Ophellas of Cyrene
b. c. 360 BCE · d. 308 BCE · Cyrene (Ptolemaic-aligned)
Name
- Greek
- Ὀφέλλας
- Latin
- Ophellas
Macedonian officer of Alexander the Great's eastern campaigns who in the post-Alexander succession period became governor of Cyrene under Ptolemy I. By 310 BCE Ophellas had governed Cyrene for over a decade and aspired to a kingdom of his own; when Agathocles, then operating in Africa against Carthage, proposed an alliance and a future partition, Africa for Ophellas, Sicily and Italy for Agathocles, Ophellas agreed.
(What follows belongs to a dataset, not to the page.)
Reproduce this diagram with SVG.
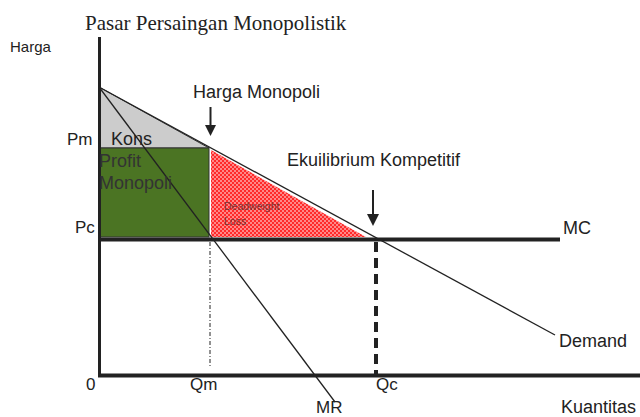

He raised approximately 10,000 troops and a similar number of colonists and their families, and led them in a remarkable two-month desert march from Cyrene westward across the Libyan coast to join Agathocles in 308 BCE. The army arrived exhausted but intact. A few days after the rendezvous, Agathocles invited Ophellas to a banquet, attacked him at table, and killed him, then absorbed the surviving Cyrenian army into his own. The episode (Diodorus 20.40–42) is one of the more conspicuous instances of treachery in early Hellenistic warfare, even by the standards of an era not notable for its political restraint, and is treated by ancient and modern sources alike as morally definitive of Agathocles's character.